かつての男女の性愛と、現在のそれは、コミュニケーションの仕方がかなり異なります。どういうことか説明しましょう。
かつての性愛は、男女が集まる場から始まりました。かつては若衆宿、後には部活やサークルとか、課外活動を含めての職場とかです。一緒にいるうちに、特定の人のことが気になり始め、だんだん好きになり、気がついたらすごく好きになっていた。性愛はそんなふうに始まりました。一緒にいることでだんだん好きになるので、好きになった理由はよくわかりませんでした。だから、自分がタイプだと思っていたのとは違うタイプの異性とつき合ったり、結婚したりが、ふつうでした。
現在は違います。長くトゥギャザでいられる(一緒にいて空間と時間を共有する)場が激減しました。大学生の多くはサークルに入らないし、職場でも仕事が終わればさっさと帰宅します。するとどうなるか。人は基本的に、「この人がいいな」というふうにターゲットを決めてから相手に近づくことになります。知らない人に声をかけるという意味でのナンパが増えていく過程は、トゥギャザでいられる時空が減っていく過程と、並行します。その結果、男性が街の中で見知らぬ女性に声をかける形での出会いが目立つようになったのです。
考えてください。ターゲットを決めて相手にアプローチする場合、集まってコミュニケーションするうちに好きになるのと違い、当然「属性主義的」になります。「美人だ」「イケメンだ」といったスペックに反応して相手を選ぶようになるということです。するとどうなるか。かわいいという属性で好きになった男性は、女性から「なぜ私のことが好きなの?」と聞かれて「かわいいから」と答えます。それだと、敏感な女性は「かわいい子はほかにもいるよ」と感じてしまう。つまり入れ替え可能性を感じてしまいます。これは現にそうなっています。(p.139-140)

 テレビで普通にマッチングアプリのCMが流れるようになっているし、マッチングアプリの利用者も拡大していると思います。全然悪いことではないと思いますが、「属性主義的」になるというのは、マッチングアプリの機能そのままだと感じました。

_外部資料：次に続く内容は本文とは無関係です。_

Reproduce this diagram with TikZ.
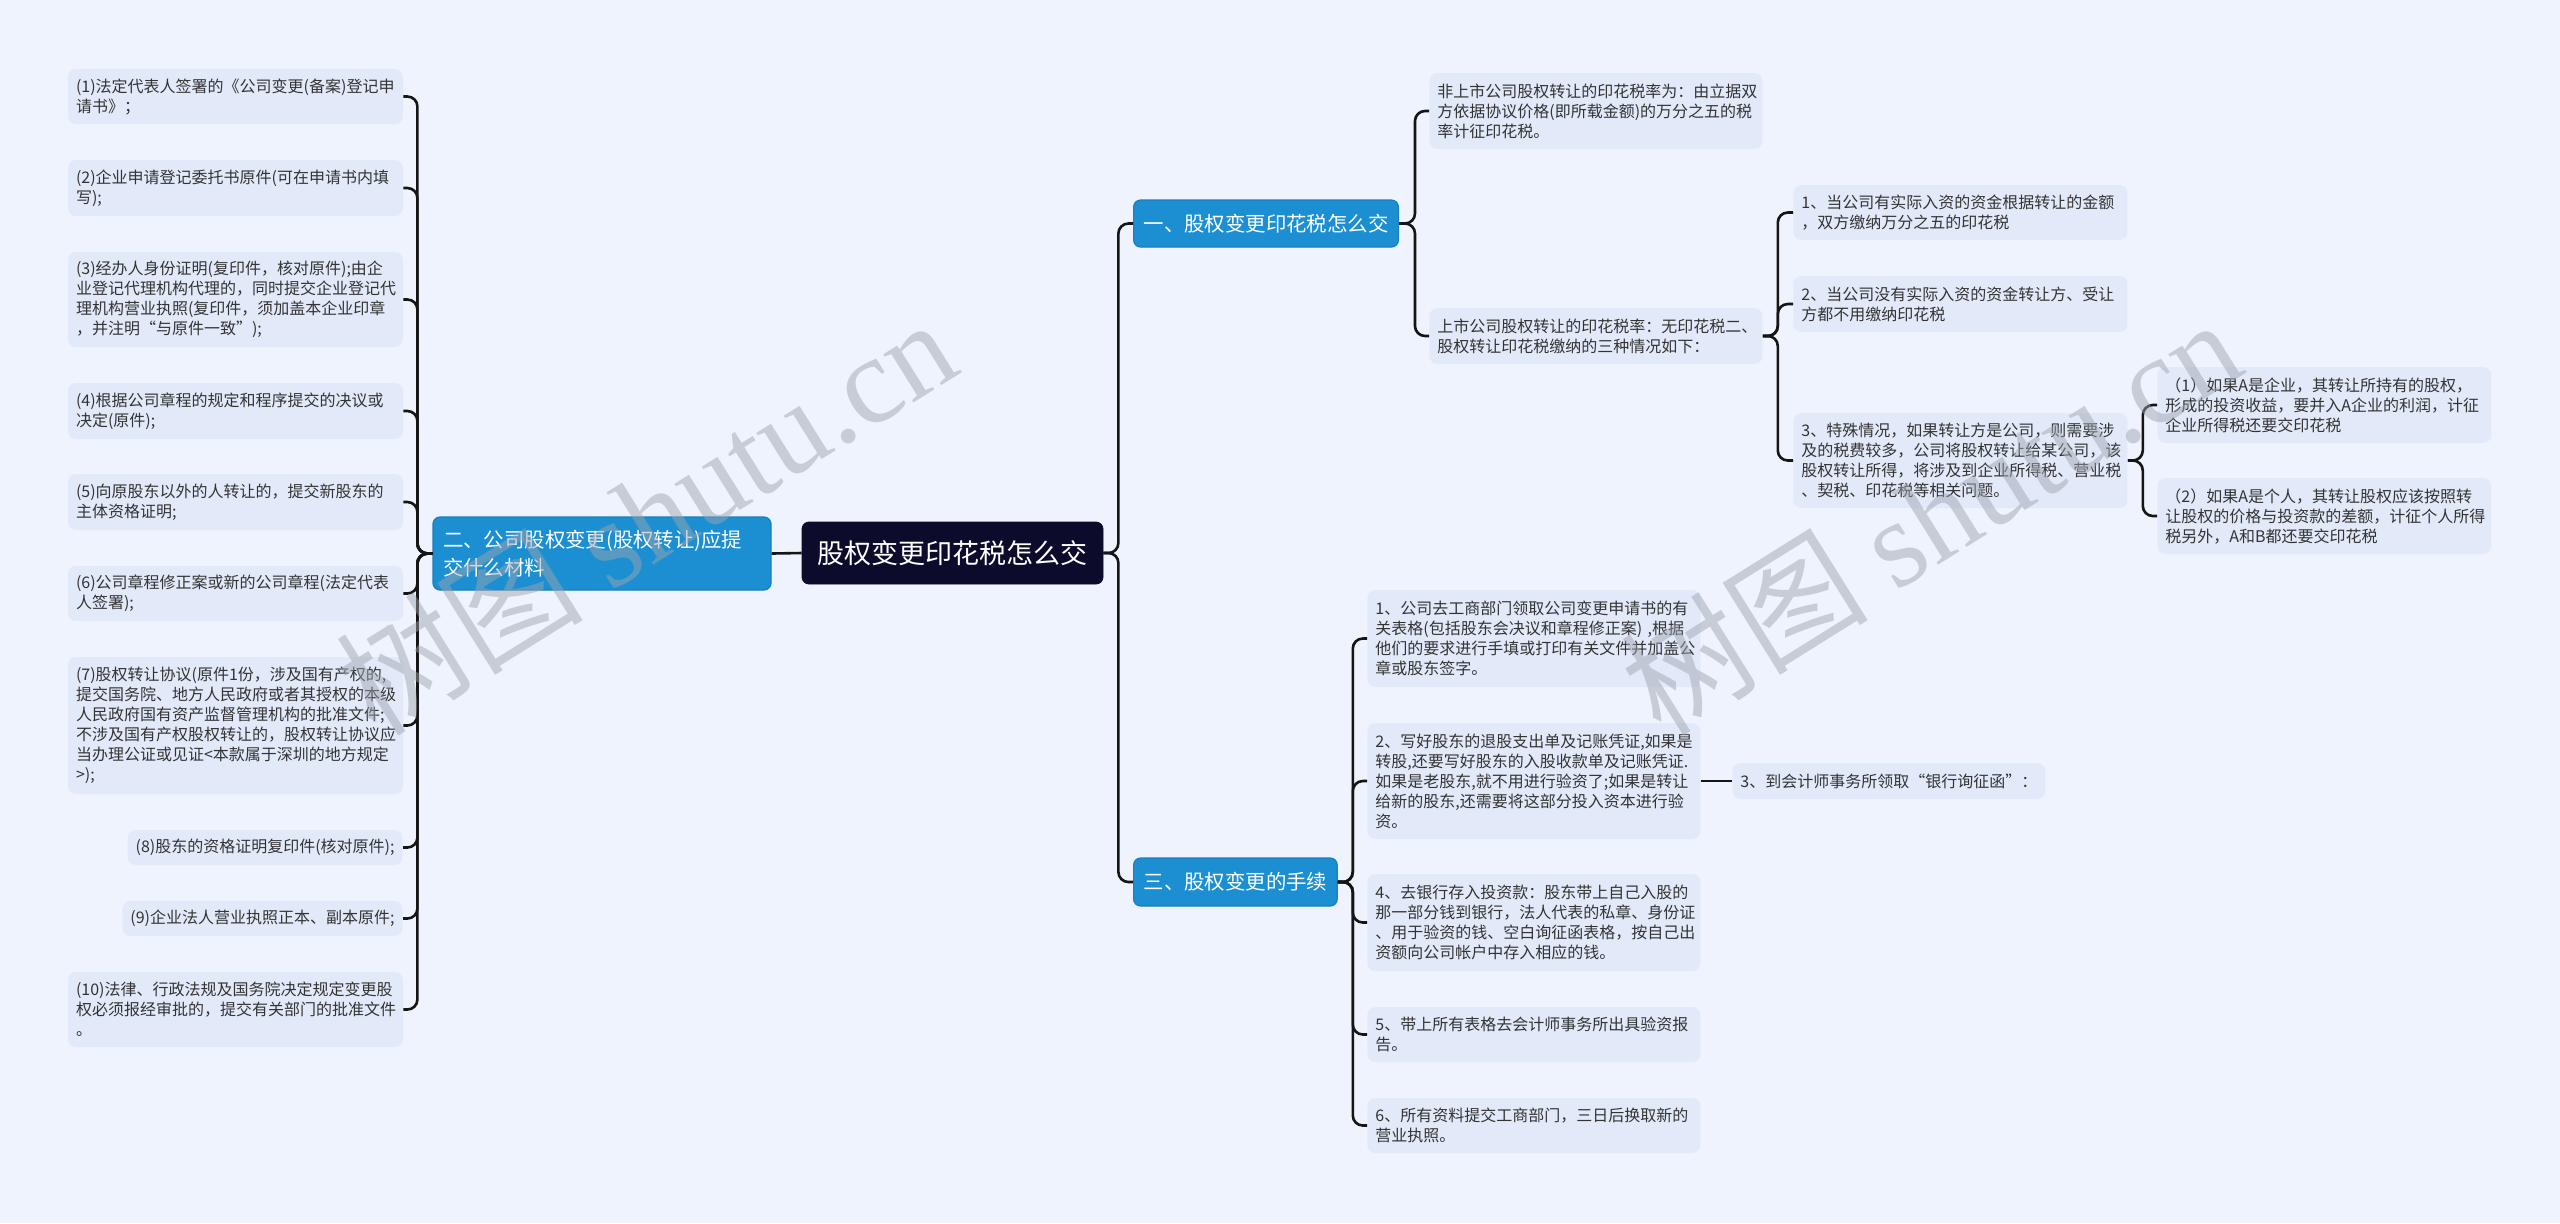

マッチングアプリを通じた出会いが、若者たちの性愛関係を回復できるのでしょうか。結論的にはノーです。マッチングアプリを使っている人は、システム世界に依存して、性愛のいいとこ取り=つまみ食いをしようとしているだけだからです。そうした性格は、1985年に誕生したテレクラ以来、何の変化もありません。
先ほどの話を思い出してください。昔の男女の出会いは、まず集まりの場があって、そこで知り合った人同士が、同じ時空間を一緒に過ごしながらコミュニケーションを交わすうちに、気がついたら好きになっていたというものでした。だから、周囲にとっても自分にとっても意外な人と、恋に落ちてしまう。そのことこそが、意外なものへの開かれという意味で、性愛の喜びでした。
これに対し、マッチングアプリを使う場合は、最初に属性で検索を設定し、スマホ画面に次々に表示される異性の写真をどんどんスワイプしては、どんどん「いいね」ボタンを押していきます。(略)
(略)
マッチングアプリは便利なシステムですが、人間が求めているはずの全人格的な性愛関係を回復させるものではなく、むしろ属性主義や損得化を加速させる方向で確実に機能しています。(p.145-147)

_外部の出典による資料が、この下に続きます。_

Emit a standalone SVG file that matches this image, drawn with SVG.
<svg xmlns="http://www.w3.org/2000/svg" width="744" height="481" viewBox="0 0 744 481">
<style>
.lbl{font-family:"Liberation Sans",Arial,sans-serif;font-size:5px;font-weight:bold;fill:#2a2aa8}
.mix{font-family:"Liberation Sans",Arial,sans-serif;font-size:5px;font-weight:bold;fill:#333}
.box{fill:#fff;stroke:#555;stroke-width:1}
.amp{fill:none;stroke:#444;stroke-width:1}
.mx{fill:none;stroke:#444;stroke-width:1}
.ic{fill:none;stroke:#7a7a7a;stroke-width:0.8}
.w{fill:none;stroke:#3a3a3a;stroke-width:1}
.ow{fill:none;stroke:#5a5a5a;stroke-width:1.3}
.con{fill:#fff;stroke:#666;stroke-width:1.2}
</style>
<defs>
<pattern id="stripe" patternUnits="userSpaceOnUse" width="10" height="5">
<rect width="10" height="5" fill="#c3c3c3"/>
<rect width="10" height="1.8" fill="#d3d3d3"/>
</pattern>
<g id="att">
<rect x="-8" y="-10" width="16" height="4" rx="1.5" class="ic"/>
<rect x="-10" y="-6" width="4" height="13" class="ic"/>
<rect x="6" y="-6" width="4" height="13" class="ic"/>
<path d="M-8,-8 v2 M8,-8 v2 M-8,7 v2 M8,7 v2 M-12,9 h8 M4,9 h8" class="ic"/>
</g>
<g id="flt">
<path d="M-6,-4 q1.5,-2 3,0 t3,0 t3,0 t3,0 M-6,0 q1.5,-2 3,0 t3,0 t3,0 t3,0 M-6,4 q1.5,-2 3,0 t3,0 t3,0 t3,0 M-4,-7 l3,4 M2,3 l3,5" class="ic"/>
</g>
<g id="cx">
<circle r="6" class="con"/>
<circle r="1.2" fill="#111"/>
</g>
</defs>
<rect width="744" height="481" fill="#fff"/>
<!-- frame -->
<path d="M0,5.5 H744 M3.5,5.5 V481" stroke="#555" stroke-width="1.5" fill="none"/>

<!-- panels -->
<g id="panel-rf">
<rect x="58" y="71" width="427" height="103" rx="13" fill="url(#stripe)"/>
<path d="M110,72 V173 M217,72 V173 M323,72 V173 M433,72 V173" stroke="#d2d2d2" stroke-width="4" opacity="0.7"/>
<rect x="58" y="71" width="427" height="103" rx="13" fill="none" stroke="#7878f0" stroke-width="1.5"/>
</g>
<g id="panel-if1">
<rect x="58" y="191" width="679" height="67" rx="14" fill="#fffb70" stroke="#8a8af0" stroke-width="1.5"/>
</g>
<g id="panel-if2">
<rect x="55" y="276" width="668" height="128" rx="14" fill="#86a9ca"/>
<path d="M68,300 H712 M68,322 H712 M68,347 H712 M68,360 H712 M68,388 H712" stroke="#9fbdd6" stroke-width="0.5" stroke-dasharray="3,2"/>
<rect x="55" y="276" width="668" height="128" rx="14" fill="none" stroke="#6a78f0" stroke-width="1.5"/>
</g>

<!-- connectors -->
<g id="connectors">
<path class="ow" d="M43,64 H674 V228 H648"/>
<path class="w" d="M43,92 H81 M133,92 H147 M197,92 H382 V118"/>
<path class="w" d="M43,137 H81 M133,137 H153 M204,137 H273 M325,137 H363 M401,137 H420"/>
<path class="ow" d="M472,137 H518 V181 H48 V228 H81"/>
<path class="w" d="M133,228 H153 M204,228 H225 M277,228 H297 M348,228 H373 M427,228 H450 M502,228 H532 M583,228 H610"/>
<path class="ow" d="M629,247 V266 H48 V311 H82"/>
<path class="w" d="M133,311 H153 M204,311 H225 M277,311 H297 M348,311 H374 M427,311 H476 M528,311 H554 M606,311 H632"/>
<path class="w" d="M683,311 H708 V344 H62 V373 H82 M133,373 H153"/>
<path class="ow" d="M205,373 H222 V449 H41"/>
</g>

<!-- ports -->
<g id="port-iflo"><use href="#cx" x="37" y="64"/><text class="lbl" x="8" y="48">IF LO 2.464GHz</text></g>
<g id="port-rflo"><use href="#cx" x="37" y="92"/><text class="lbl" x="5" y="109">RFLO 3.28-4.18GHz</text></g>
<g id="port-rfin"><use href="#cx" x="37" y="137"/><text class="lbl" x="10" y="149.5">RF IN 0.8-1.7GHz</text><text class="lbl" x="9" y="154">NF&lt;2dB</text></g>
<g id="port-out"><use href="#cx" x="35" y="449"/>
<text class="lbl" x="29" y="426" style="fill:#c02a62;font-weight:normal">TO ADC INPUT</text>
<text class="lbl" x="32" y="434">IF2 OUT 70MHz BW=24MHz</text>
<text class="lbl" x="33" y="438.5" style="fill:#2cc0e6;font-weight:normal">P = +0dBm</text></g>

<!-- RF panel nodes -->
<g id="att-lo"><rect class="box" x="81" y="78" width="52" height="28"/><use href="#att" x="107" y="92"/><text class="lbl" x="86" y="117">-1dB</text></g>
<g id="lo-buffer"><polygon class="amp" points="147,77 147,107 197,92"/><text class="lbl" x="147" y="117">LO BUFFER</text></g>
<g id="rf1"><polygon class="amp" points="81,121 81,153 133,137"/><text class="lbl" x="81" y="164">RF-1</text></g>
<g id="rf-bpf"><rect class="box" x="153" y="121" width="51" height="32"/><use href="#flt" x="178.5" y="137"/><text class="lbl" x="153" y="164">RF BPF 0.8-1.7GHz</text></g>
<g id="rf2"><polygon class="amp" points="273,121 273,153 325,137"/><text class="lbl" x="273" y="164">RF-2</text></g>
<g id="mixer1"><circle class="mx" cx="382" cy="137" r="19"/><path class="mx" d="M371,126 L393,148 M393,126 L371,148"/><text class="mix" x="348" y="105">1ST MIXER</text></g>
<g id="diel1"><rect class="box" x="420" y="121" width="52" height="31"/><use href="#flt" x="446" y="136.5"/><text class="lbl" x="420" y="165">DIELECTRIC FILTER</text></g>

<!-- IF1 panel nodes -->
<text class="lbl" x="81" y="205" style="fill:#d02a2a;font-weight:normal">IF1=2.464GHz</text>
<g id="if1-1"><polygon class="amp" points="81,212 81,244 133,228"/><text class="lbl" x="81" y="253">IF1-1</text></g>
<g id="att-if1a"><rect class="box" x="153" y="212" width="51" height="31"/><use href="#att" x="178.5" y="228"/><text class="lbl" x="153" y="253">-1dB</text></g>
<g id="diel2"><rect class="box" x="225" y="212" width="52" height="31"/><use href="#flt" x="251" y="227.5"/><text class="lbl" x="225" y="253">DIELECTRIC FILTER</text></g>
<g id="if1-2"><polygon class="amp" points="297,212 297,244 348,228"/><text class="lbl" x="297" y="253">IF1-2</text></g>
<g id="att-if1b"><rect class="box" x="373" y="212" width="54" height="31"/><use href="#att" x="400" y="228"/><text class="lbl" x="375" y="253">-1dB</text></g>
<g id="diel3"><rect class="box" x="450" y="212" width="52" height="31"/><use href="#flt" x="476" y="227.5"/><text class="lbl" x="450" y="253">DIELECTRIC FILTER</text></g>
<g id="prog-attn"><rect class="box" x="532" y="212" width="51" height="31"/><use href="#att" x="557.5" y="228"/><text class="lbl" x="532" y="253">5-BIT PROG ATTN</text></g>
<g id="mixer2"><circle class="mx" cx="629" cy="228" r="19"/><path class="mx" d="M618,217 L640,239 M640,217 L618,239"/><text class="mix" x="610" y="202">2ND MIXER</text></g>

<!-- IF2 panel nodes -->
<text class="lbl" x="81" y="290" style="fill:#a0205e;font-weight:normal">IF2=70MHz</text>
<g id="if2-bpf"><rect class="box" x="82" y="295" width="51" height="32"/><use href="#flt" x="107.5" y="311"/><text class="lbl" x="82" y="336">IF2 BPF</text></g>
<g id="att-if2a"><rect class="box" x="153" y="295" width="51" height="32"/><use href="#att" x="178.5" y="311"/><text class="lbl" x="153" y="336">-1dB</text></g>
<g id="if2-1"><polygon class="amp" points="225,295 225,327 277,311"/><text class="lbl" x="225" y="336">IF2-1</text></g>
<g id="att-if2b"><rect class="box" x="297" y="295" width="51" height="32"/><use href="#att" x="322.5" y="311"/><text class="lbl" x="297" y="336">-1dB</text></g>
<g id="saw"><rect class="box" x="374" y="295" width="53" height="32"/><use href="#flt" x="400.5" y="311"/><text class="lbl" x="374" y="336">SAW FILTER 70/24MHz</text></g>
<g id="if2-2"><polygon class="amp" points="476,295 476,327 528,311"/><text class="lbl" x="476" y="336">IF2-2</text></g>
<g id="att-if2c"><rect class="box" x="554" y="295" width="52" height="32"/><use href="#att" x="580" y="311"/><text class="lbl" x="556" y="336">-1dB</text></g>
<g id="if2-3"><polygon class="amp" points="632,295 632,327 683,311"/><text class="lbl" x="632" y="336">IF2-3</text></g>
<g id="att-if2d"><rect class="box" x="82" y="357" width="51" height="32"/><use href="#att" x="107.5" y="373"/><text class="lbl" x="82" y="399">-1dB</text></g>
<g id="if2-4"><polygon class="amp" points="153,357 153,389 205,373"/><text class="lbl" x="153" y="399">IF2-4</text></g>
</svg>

 中学校や高校で、「一緒にいるうちに、特定の人のことが気になり始め、だんだん好きになり、気がついたら好きになっていた」というのって、たしかに「かわいい」とか「野球が好き」みたいな属性で好きになったわけじゃなかったな、と思ったりもします。また損得で好きになっていたわけでもない。
 学校が属性や損得を超えて好きな人を見つけられるような場である必要はないし、中学生や高校生がマッチングアプリの長所短所まで全部知っていなければいけないとは思うけれども、こうした社会の流れがあるのだということを先生は知っていてもいいように思いました。少なくとも、僕はこういう意識でマッチングアプリを見たことがなかったので、世の中の見え方がずいぶん変わりました=勉強になりました。

求められるリーダー像

 本の最後に、宮台先生からのメッセージが書かれていました。宮台先生がよく話してる内容で、僕がとても好きなところです。

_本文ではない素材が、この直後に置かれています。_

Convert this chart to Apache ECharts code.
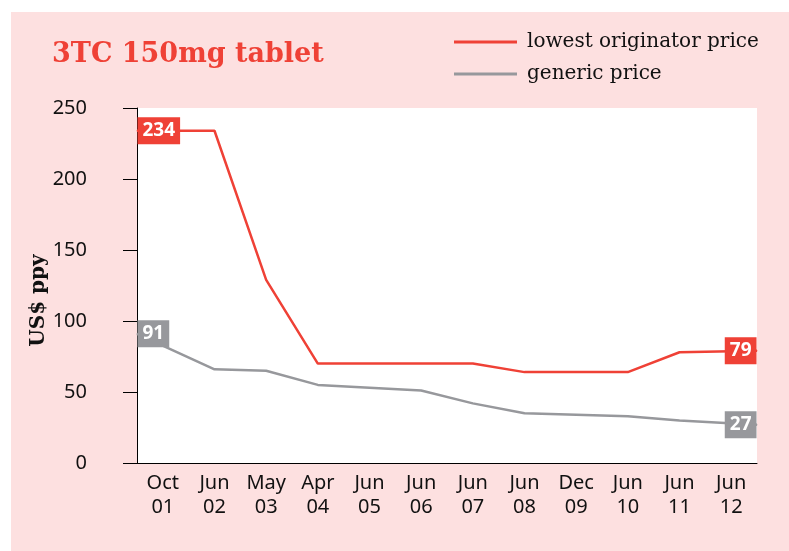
<!DOCTYPE html>
<html>
<head>
<meta charset="utf-8">
<script src="https://cdn.jsdelivr.net/npm/echarts@6/dist/echarts.min.js"></script>
<style>
  html, body { margin: 0; padding: 0; background: #fff; }
  #chart { width: 789px; height: 551px; }
</style>
</head>
<body>
<div id="chart"></div>
<script>
// categories along the bottom
var periods = ['Oct\n01', 'Jun\n02', 'May\n03', 'Apr\n04', 'Jun\n05', 'Jun\n06',
               'Jun\n07', 'Jun\n08', 'Dec\n09', 'Jun\n10', 'Jun\n11', 'Jun\n12'];
// where each observation sits along the period scale (first/last on the edges)
var periodPos = [0, 1.5, 2.5, 3.5, 4.5, 5.5, 6.5, 7.5, 8.5, 9.5, 10.5, 12];
var originatorPrice = [234, 234, 129, 70, 70, 70, 70, 64, 64, 64, 78, 79];
var genericPrice = [91, 66, 65, 55, 53, 51, 42, 35, 34, 33, 30, 27];
var yTicks = [0, 50, 100, 150, 200, 250];

var red = '#ef4136';
var grey = '#97989c';

function buildData(values, color) {
  var out = [];
  for (var i = 0; i < values.length; i++) {
    var item = { value: [periodPos[i], values[i]] };
    if (i === 0 || i === values.length - 1) {
      item.label = {
        show: true,
        position: i === 0 ? 'right' : 'left',
        distance: 0,
        backgroundColor: color,
        color: '#fff',
        fontFamily: 'Noto Sans',
        fontWeight: 'bold',
        fontSize: 19,
        lineHeight: 19,
        padding: [5, 5, 3, 5],
        formatter: '{@[1]}'
      };
    }
    out.push(item);
  }
  return out;
}

var myChart = echarts.init(document.getElementById('chart'));
var option = {
  animation: false,
  backgroundColor: '#fff',
  graphic: [{
    type: 'rect',
    z: -10,
    shape: { x: 11, y: 12, width: 778, height: 539 },
    style: { fill: '#fde0e0' }
  }],
  title: {
    text: '3TC 150mg tablet',
    left: 47,
    top: 36,
    textStyle: {
      color: red,
      fontFamily: 'DejaVu Serif',
      fontWeight: 'bold',
      fontSize: 27
    }
  },
  legend: {
    orient: 'vertical',
    left: 449,
    top: 26,
    itemWidth: 63,
    itemHeight: 3,
    itemGap: 10,
    icon: 'rect',
    data: ['lowest originator price', 'generic price'],
    textStyle: {
      color: '#111',
      fontFamily: 'DejaVu Serif',
      fontSize: 20,
      lineHeight: 22,
      padding: [0, 0, 0, 5]
    }
  },
  grid: {
    left: 137,
    right: 32,
    top: 108,
    bottom: 88,
    show: true,
    backgroundColor: '#fff',
    borderWidth: 0
  },
  xAxis: [{
    type: 'category',
    data: periods,
    boundaryGap: true,
    axisLine: { lineStyle: { color: '#000', width: 1 } },
    axisTick: { length: 8, lineStyle: { color: '#555' } },
    axisLabel: {
      color: '#111',
      fontFamily: 'Noto Sans',
      fontSize: 20,
      lineHeight: 24,
      margin: 8
    },
    splitLine: { show: false }
  }, {
    type: 'value',
    show: false,
    min: 0,
    max: 12
  }],
  yAxis: {
    type: 'value',
    min: yTicks[0],
    max: yTicks[yTicks.length - 1],
    interval: 50,
    name: 'US$ ppy',
    nameLocation: 'middle',
    nameRotate: 90,
    nameGap: 88,
    nameMoveOverlap: false,
    nameTextStyle: {
      color: '#111',
      fontFamily: 'DejaVu Serif',
      fontWeight: 'bold',
      fontSize: 20,
      padding: [0, 30, 0, 0]
    },
    axisLine: { show: true, onZero: false, lineStyle: { color: '#000', width: 1 } },
    axisTick: { show: true, inside: false, length: 14, lineStyle: { color: '#000' } },
    axisLabel: {
      color: '#111',
      fontFamily: 'Noto Sans',
      fontSize: 20,
      margin: 50
    },
    splitLine: { show: false }
  },
  series: [{
    name: 'lowest originator price',
    type: 'line',
    xAxisIndex: 1,
    symbol: 'circle',
    symbolSize: 1,
    color: red,
    lineStyle: { color: red, width: 2.5 },
    data: buildData(originatorPrice, red),
    z: 3
  }, {
    name: 'generic price',
    type: 'line',
    xAxisIndex: 1,
    symbol: 'circle',
    symbolSize: 1,
    color: grey,
    lineStyle: { color: grey, width: 2.5 },
    data: buildData(genericPrice, grey),
    z: 2
  }]
};
myChart.setOption(option);
</script>
</body>
</html>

この講義の最後の最後に、お伝えしておきたい言葉があります。
「ミメーシスを起こす人間たれ」
これが僕たちからみなさんへのメッセージです。権力をベースにトップダウンで命令を下すのではなく、人々の信頼を得て共同体自治の確立に向けて人々をエンパワーするリーダー。利他的・倫理的で、周囲から「こんな人になってみたい」と憧れられるリーダー。そんなリーダーにみなさんになっていただきたいという僕たちの願いを込めた言葉です。(p.282)

 ここで書かれている、「ミメーシス」は「感染的模倣」で、人が他者の振る舞いに対して感動や共感をおぼえ、内側からわき上がる衝動に従って同じ行動を取ろうとすることを言います。つまり、「この人みたいな人間になりたい」と人々に思わせる力です。
 いろんな人と交わって、「この人みたいな人間になりたい」と思える機会をもつ、学校をはじめとする学びの場は、そんな場になってほしいと思います。

まとめ

 「経営リーダーのための」と書かれていますが、「社会システム論」なので、社会を見るときの見方や価値観をアップデートすることができる本でした。社会がどんなふうに見えているかによって、学校がどんな学びの場であるべきかという考えも変わってくると思います。先生方の「やりたい教育」をサポートするための引き出しが増えたように感じられる本でした。社会システム論、続けて勉強したいと思います。